Acontece que, segundo o Decreto-lei n.º 70/2010, para a atribuição de prestações sociais o que conta é a declaração de IRS do ano passado. Só que, de um momento para o outro, tudo muda, graças ao desemprego por exemplo, mas para o acesso às prestações sociais tudo fica na mesma! Impede-se, assim, o acesso a prestações sociais com base em rendimentos que já não existem.
Esta injustiça foi denunciada, e muito bem, pela CGTP e pelo Sr. Provedor de Justiça. Aliás, importa aqui citar o Sr. Provedor de Justiça, quando diz: «O critério geral estabelecido no diploma legal supramencionado para o apuramento de rendimentos dos agregados familiares é gerador de manifesta iniquidade, nomeadamente nas situações em que se verifique uma redução anómala dos rendimentos das famílias, impondo-se…» — continua o Sr. Provedor — «… a adoção de um critério que atenda aos rendimentos efetivamente auferidos pelo agregado familiar».
Nessa medida, o PCP entende que é urgente alterar a lei e permitir uma reavaliação das prestações, uma atualização sempre que se verifiquem alterações significativas dos rendimentos dos agregados familiares.
O PCP apresenta um projeto de lei que responde a este problema e, independentemente das divergências que temos em torno do Decreto-Lei n.º 70/2010 e as injustiças que tal Decreto-Lei comporta, importa corrigir esta manifesta injustiça!
(…)
Sr. Presidente,
Sr.as e Srs. Deputados:
A atribuição das prestações sociais é, efetivamente, uma questão de rigor.
É que, hoje, uma família em que, fruto do desemprego, um ou até os dois membros do agregado familiar fiquem desempregados em fevereiro, no que diz respeito às prestações sociais, só em janeiro de 2013 é que vai ter acesso a prestações sociais, porque só nessa altura é que são considerados os verdadeiros rendimentos.
Trata-se aqui de ter em conta a situação real das famílias. Hoje, uma família que passa para o desemprego não tem nenhum benefício, não pode concorrer ao abono de família, não pode ter direito ao subsídio social de desemprego, porque o que conta são os rendimentos do ano passado.
Que lógica é que isto tem, Srs. Deputados? Absolutamente nenhuma! Mas parece que a bancada do PSD não percebeu esta questão, que é tão simples, e dá um tiro totalmente ao lado. Totalmente ao lado!… E isto é verdadeiramente inaceitável, porque é de uma insensibilidade total.
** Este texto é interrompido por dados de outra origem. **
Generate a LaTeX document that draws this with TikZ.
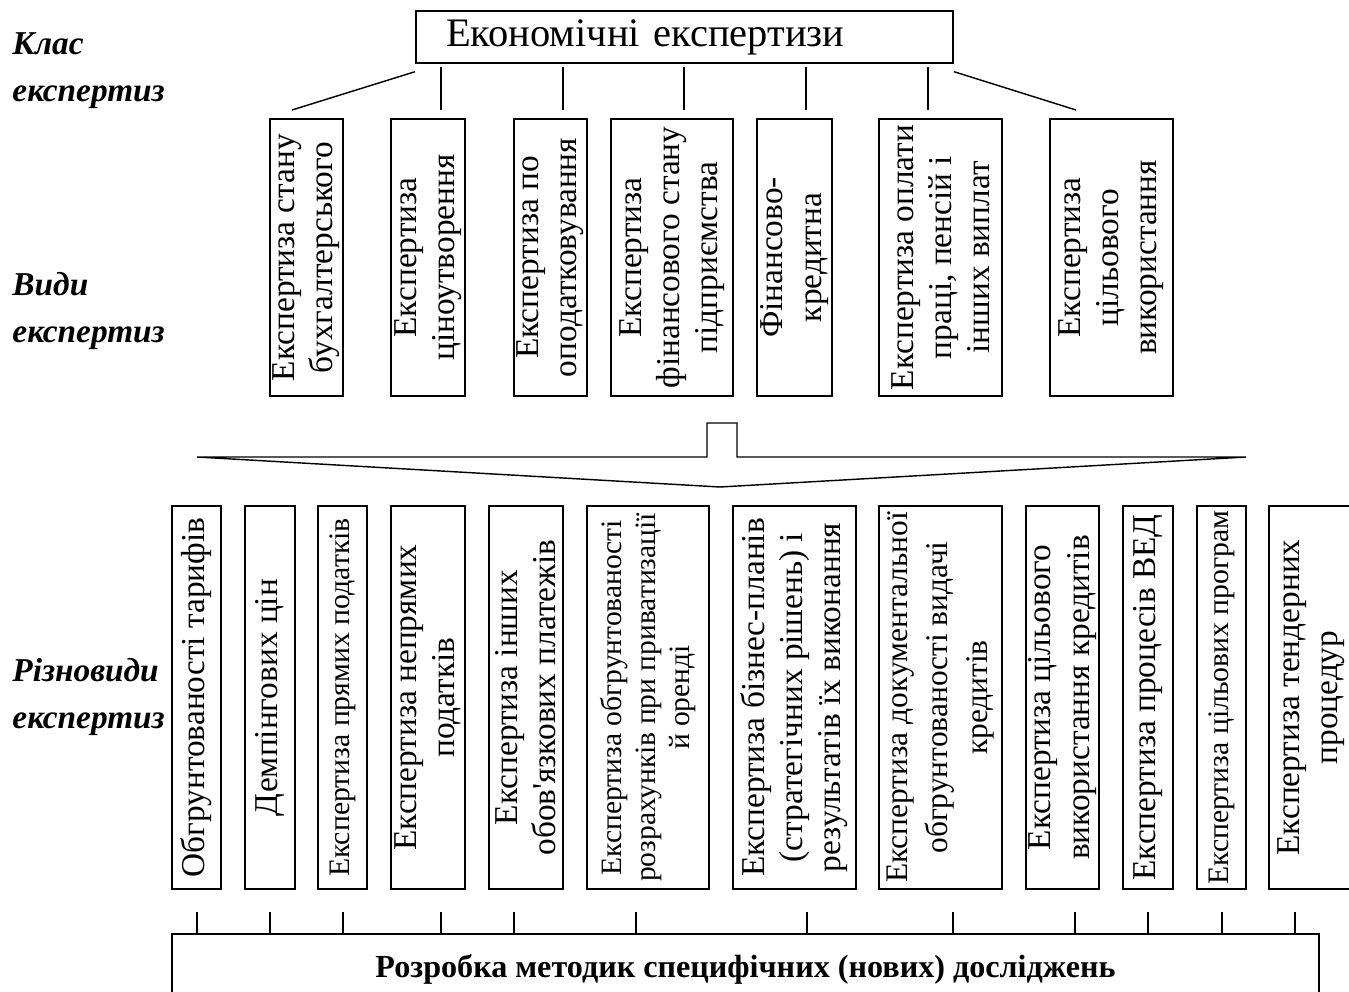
\documentclass[tikz,border=0pt]{standalone}
\usepackage{fontspec}
\setmainfont{Liberation Serif}
\newcommand{\fsz}[2]{\fontsize{#1}{#2}\selectfont}
\tikzset{
  lbl/.style={anchor=west, align=left, inner sep=0pt, font=\bfseries\itshape\fsz{14}{19.7}},
  klas/.style={draw, line width=0.8pt},
  vbox/.style={draw, line width=0.8pt, rotate=90, align=center, inner sep=0pt, font=\fsz{14}{16}},
  dims/.style 2 args={minimum height=#1*0.42pt, minimum width=#2*0.42pt},
  link/.style={line width=0.6pt},
}
\begin{document}
\begin{tikzpicture}[x=0.42pt, y=-0.42pt]
\useasboundingbox (0,0) rectangle (1349,992);
\clip (0,0) rectangle (1349,992);
%% labels on the left
\node[lbl] (lklas) at (12,71) {Клас\\експертиз};
\node[lbl] (lvydy) at (12,311) {Види\\експертиз};
\node[lbl] (lrizn) at (12,697) {Різновиди\\експертиз};
%% class
\node[klas, minimum width=537*0.42pt, minimum height=45*0.42pt, inner xsep=12.6pt,
  text width=200.3pt, align=left, font=\fsz{17}{18}] (eco) at (684.5,37) {Економічні експертизи};
\draw[link] ([yshift=-3.4pt]eco.south west) -- (292,110);
\draw[link] ([yshift=-3.4pt]eco.south east) -- (1076,110);
\foreach \x in {441,563,684,806,928}
  \draw[link] (\x,67) -- (\x,110);
%% kinds
\node[vbox, dims={73}{277}] (v1) at (306.5,257.5) {Експертиза стану\\бухгалтерського};
\node[vbox, dims={74}{277}] (v2) at (428,257.5) {Експертиза\\ціноутворення};
\node[vbox, dims={73}{277}] (v3) at (550.5,257.5) {Експертиза по\\оподатковування};
\node[vbox, dims={122}{277}] (v4) at (672,257.5) {Експертиза\\фінансового стану\\підприємства};
\node[vbox, dims={75}{277}] (v5) at (794.5,257.5) {Фінансово-\\кредитна};
\node[vbox, dims={123}{277}] (v6) at (940.5,257.5) {Експертиза оплати\\праці, пенсій і\\інших виплат};
\node[vbox, dims={123}{277}] (v7) at (1111.5,257.5) {Експертиза\\цільового\\використання};
%% joint
\draw[link] (197,457) -- (707,457) -- (707,423) -- (737,423) -- (737,457)
  -- (1246,457) -- (720,487) -- cycle;
%% varieties
\node[vbox, dims={49}{383}] (b1) at (196.5,697.5) {Обгрунтованості тарифів};
\node[vbox, dims={50}{383}] (b2) at (270,697.5) {Демпінгових цін};
\node[vbox, dims={49}{383}, font=\fsz{12.5}{14}] (b3) at (342.5,697.5) {Експертиза прямих податків};
\node[vbox, dims={74}{383}] (b4) at (428,697.5) {Експертиза непрямих\\податків};
\node[vbox, dims={74}{383}] (b5) at (526,697.5) {Експертиза інших\\обов\textquotesingle язкових платежів};
\node[vbox, dims={122}{383}, font=\fsz{12.4}{14.3}] (b6) at (648,697.5) {Експертиза обгрунтованості\\розрахунків при приватизації\\й оренді};
\node[vbox, dims={123}{383}] (b7) at (794.5,697.5) {Експертиза бізнес-планів\\(стратегічних рішень) і\\результатів їх виконання};
\node[vbox, dims={123}{383}, font=\fsz{13.2}{16.8}] (b8) at (940.5,697.5) {Експертиза документальної\\обгрунтованості видачі\\кредитів};
\node[vbox, dims={73}{383}] (b9) at (1062.5,697.5) {Експертиза цільового\\використання кредитів};
\node[vbox, dims={50}{383}] (b10) at (1148,697.5) {Експертиза процесів ВЕД};
\node[vbox, dims={49}{383}, font=\fsz{12.5}{14}] (b11) at (1221.5,697.5) {Експертиза цільових програм};
\node[vbox, dims={85}{383}] (b12) at (1311.5,697.5) {Експертиза тендерних\\процедур};
%% development of methods
\node[klas, minimum width=1147*0.42pt, minimum height=70*0.42pt,
  font=\bfseries\fsz{13.5}{16}] (dev) at (745.5,969) {Розробка методик специфічних (нових) досліджень};
\foreach \x in {197,270,343,441,514,636,807,953,1075,1148,1222,1295}
  \draw[link] (\x,912) -- (dev.north -| \x,0);
%
\end{tikzpicture}
\end{document}
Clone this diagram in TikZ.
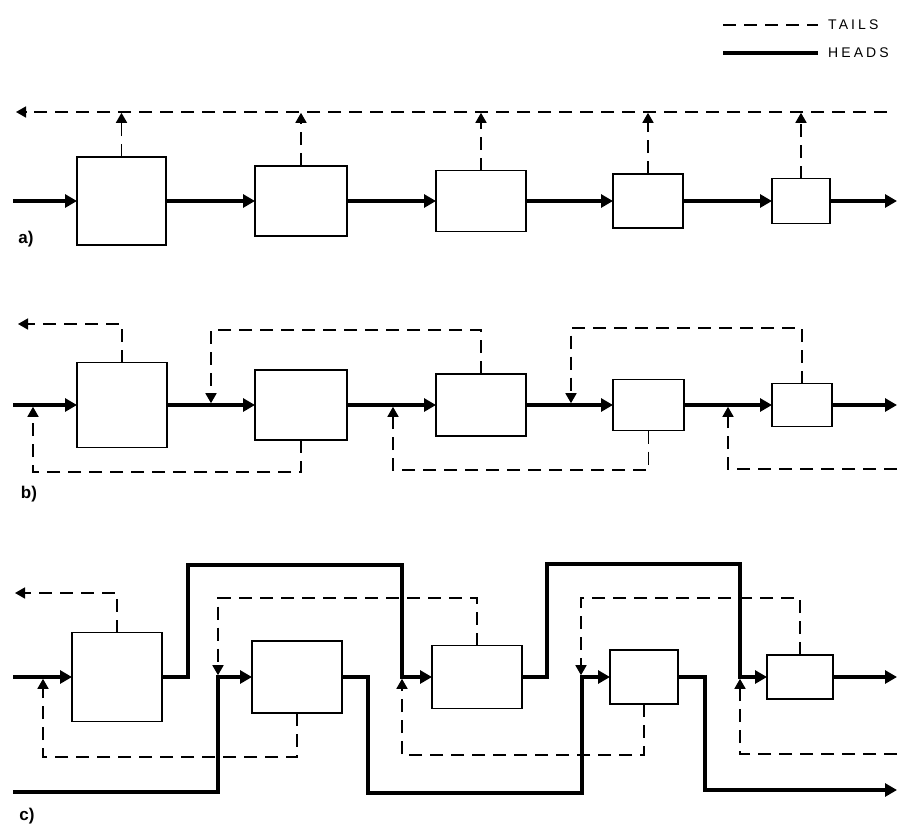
\documentclass[tikz,border=0pt]{standalone}
\usepackage{fontspec}
\setsansfont{Liberation Sans}
\usetikzlibrary{arrows.meta}
\begin{document}
\begin{tikzpicture}[x=1pt,y=-1pt,
  box/.style={draw, line width=1.8pt, inner sep=0pt, outer sep=0pt},
  heads/.style={line width=3.8pt, line join=miter},
  headtip/.style={-{Triangle[length=12pt,width=13pt]}},
  tails/.style={line width=1.6pt, dash pattern=on 13pt off 8pt},
  tailtip/.style={-{Triangle[length=10pt,width=11pt]}},
  onl/.style={shorten >=1.8pt},
  lab/.style={font=\sffamily\bfseries\fontsize{17}{17}\selectfont, inner sep=0pt},
  leg/.style={font=\sffamily\fontsize{14}{14}\selectfont\addfontfeatures{LetterSpace=22}, inner sep=0pt, anchor=west}]
\useasboundingbox (0,0) rectangle (898,825);

% legend
\coordinate (l1a) at (723,25); \coordinate (l1b) at (818,25);
\coordinate (l2a) at (723,53); \coordinate (l2b) at (818,53);
\draw[tails] (l1a) -- (l1b);
\draw[heads] (l2a) -- (l2b);
\node[leg] (tl) at (828,25) {TAILS};
\node[leg] (hl) at (828,53) {HEADS};

% ---------------- a)
\node[box, minimum width=89pt, minimum height=88pt] (A1) at (121.5,201) {};
\node[box, minimum width=92pt, minimum height=70pt] (A2) at (301,201) {};
\node[box, minimum width=90pt, minimum height=61pt] (A3) at (481,201) {};
\node[box, minimum width=70pt, minimum height=54pt] (A4) at (648,201) {};
\node[box, minimum width=58pt, minimum height=45pt] (A5) at (801,201) {};
\coordinate (ain) at (13,201); \coordinate (aout) at (897,201);
\coordinate (atr) at (887,112); \coordinate (atl) at (16,112);
\draw[tails,tailtip] (atr) -- (atl);
\foreach \n in {A1,A2,A3,A4,A5}{
  \draw[tails,tailtip,shorten >=0.8pt] (\n.north) -- (\n.north |- atr);
}
\draw[heads,headtip] (ain) -- (A1.west);
\draw[heads,headtip] (A1.east) -- (A2.west);
\draw[heads,headtip] (A2.east) -- (A3.west);
\draw[heads,headtip] (A3.east) -- (A4.west);
\draw[heads,headtip] (A4.east) -- (A5.west);
\draw[heads,headtip] (A5.east) -- (aout);
\node[lab] (la) at (26,239) {a)};

% ---------------- b)
\node[box, minimum width=90pt, minimum height=85pt] (B1) at (122,405) {};
\node[box, minimum width=92pt, minimum height=70pt] (B2) at (301,405) {};
\node[box, minimum width=90pt, minimum height=62pt] (B3) at (481,405) {};
\node[box, minimum width=71pt, minimum height=51pt] (B4) at (648.5,405) {};
\node[box, minimum width=60pt, minimum height=43pt] (B5) at (802,405) {};
\coordinate (bin) at (13,405); \coordinate (bout) at (897,405);
\coordinate (btl) at (18,324);
\coordinate (bj1) at (211,405); \coordinate (bj2) at (33,405);
\coordinate (bj3) at (393,405); \coordinate (bj4) at (571,405);
\coordinate (bj5) at (728,405); \coordinate (bre) at (897,469);
\draw[tails,tailtip] (B1.north) |- (btl);
\draw[tails,tailtip,onl] (B3.north) |- (211,330) -- (bj1);
\draw[tails,tailtip,onl] (B5.north) |- (571,328) -- (bj4);
\draw[tails,tailtip,onl] (B2.south) |- (33,472) -- (bj2);
\draw[tails,tailtip,onl] (B4.south) |- (393,470) -- (bj3);
\draw[tails,tailtip,onl] (bre) -| (bj5);
\draw[heads,headtip] (bin) -- (B1.west);
\draw[heads,headtip] (B1.east) -- (B2.west);
\draw[heads,headtip] (B2.east) -- (B3.west);
\draw[heads,headtip] (B3.east) -- (B4.west);
\draw[heads,headtip] (B4.east) -- (B5.west);
\draw[heads,headtip] (B5.east) -- (bout);
\node[lab] (lb) at (29,494) {b)};

% ---------------- c)
\node[box, minimum width=90pt, minimum height=89pt] (C1) at (117,677) {};
\node[box, minimum width=90pt, minimum height=72pt] (C2) at (297,677) {};
\node[box, minimum width=90pt, minimum height=63pt] (C3) at (477,677) {};
\node[box, minimum width=68pt, minimum height=54pt] (C4) at (644,677) {};
\node[box, minimum width=66pt, minimum height=44pt] (C5) at (800,677) {};
\coordinate (cin) at (13,677); \coordinate (cin2) at (13,792);
\coordinate (cout) at (897,677); \coordinate (cout2) at (897,790);
\coordinate (ctl) at (15,593);
\coordinate (cj1) at (218,677); \coordinate (cj2) at (43,677);
\coordinate (cj3) at (402,677); \coordinate (cj4) at (581,677);
\coordinate (cj5) at (740,677); \coordinate (cre) at (897,754);
\draw[tails,tailtip] (C1.north) |- (ctl);
\draw[tails,tailtip,onl] (C3.north) |- (218,598) -- (cj1);
\draw[tails,tailtip,onl] (C5.north) |- (581,598) -- (cj4);
\draw[tails,tailtip,onl] (C2.south) |- (43,757) -- (cj2);
\draw[tails,tailtip,onl] (C4.south) |- (402,755) -- (cj3);
\draw[tails,tailtip,onl] (cre) -| (cj5);
\draw[heads,headtip] (cin) -- (C1.west);
\draw[heads,headtip] (C1.east) -| (188,565) -| (cj3) -- (C3.west);
\draw[heads,headtip] (cin2) -| (cj1) -- (C2.west);
\draw[heads,headtip] (C2.east) -| (368,793) -| (582,677) -- (C4.west);
\draw[heads,headtip] (C3.east) -| (547,564) -| (cj5) -- (C5.west);
\draw[heads,headtip] (C4.east) -| (705,790) -- (cout2);
\draw[heads,headtip] (C5.east) -- (cout);
\node[lab] (lc) at (27,816) {c)};
\end{tikzpicture}
\end{document}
Do que se trata aqui é de ter em conta as condições reais efetivas das famílias!
Termino, Sr. Presidente, contando com a mesma benevolência que deu ao CDS-PP.
Dizem o PS e o PSD que a segurança social não tem condições para se adaptar, que isto iria criar problemas, que seria difícil. Bem, a segurança social terá de adaptar-se. Hoje, há soluções informáticas.
Termino perguntando se é ou não verdade que, quando foi para cortar nas prestações sociais e para cortar nas pensões de reforma, os serviços da segurança social tiveram em conta os rendimentos reais. É ou não verdade que para o rendimento social de inserção são tidos em conta os rendimentos reais, calculados e verificados mensalmente? Então, por que é que para a atribuição de prestações sociais a quem fica no desemprego não é tida em conta a situação real? É inaceitável!